SOURCE MATERIAL.
>> BEGIN

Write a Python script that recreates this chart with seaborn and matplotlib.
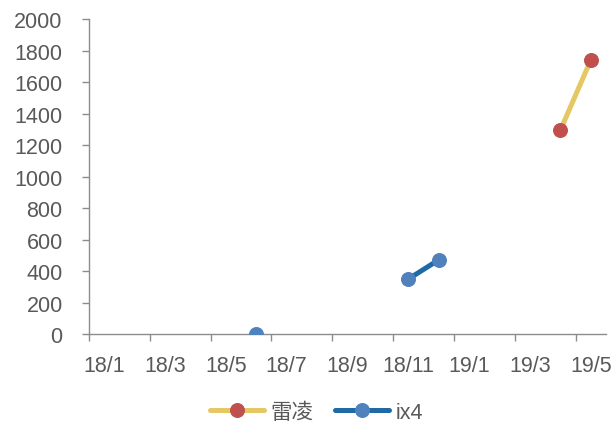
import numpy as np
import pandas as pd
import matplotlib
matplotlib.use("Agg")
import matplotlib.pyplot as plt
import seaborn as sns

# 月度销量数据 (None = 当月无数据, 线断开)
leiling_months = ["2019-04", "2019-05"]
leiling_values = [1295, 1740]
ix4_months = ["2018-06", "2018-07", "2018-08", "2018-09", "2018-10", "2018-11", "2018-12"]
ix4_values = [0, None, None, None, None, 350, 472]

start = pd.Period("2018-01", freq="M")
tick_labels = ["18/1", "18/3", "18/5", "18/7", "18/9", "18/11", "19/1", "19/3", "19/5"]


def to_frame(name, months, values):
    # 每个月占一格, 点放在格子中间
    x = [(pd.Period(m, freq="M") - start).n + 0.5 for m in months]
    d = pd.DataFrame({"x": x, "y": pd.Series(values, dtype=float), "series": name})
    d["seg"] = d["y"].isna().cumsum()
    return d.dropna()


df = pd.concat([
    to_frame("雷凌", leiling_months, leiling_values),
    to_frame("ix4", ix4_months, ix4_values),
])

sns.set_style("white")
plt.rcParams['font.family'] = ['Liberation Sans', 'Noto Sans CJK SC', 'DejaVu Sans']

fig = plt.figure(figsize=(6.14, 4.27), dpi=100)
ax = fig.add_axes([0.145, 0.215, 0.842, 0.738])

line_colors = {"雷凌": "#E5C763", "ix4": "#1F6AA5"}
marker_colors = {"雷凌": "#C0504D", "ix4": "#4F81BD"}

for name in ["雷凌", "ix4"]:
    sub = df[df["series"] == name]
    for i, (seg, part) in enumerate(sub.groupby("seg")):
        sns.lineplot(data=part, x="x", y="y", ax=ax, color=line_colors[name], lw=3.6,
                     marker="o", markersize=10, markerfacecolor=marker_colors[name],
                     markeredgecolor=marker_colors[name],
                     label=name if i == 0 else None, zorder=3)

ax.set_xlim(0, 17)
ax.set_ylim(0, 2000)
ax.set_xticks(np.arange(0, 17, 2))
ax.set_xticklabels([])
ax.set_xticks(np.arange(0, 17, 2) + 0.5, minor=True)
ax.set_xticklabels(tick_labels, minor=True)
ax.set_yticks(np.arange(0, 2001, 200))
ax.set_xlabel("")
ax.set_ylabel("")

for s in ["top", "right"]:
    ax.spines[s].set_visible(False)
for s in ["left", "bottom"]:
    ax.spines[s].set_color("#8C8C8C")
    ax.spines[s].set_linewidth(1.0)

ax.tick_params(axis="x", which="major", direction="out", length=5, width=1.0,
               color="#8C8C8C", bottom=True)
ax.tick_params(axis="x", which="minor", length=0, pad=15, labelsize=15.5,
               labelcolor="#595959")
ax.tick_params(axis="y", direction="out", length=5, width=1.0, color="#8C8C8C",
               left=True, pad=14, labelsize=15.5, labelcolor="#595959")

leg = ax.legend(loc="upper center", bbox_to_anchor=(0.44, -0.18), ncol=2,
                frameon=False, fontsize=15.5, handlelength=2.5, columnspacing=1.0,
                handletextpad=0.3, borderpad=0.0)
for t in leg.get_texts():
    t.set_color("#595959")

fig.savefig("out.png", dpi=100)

>> END

EXERCISE TASK.
In how many lines of the data does the string "seaborn" appear? Give only the number.

CORRECT ANSWER.
2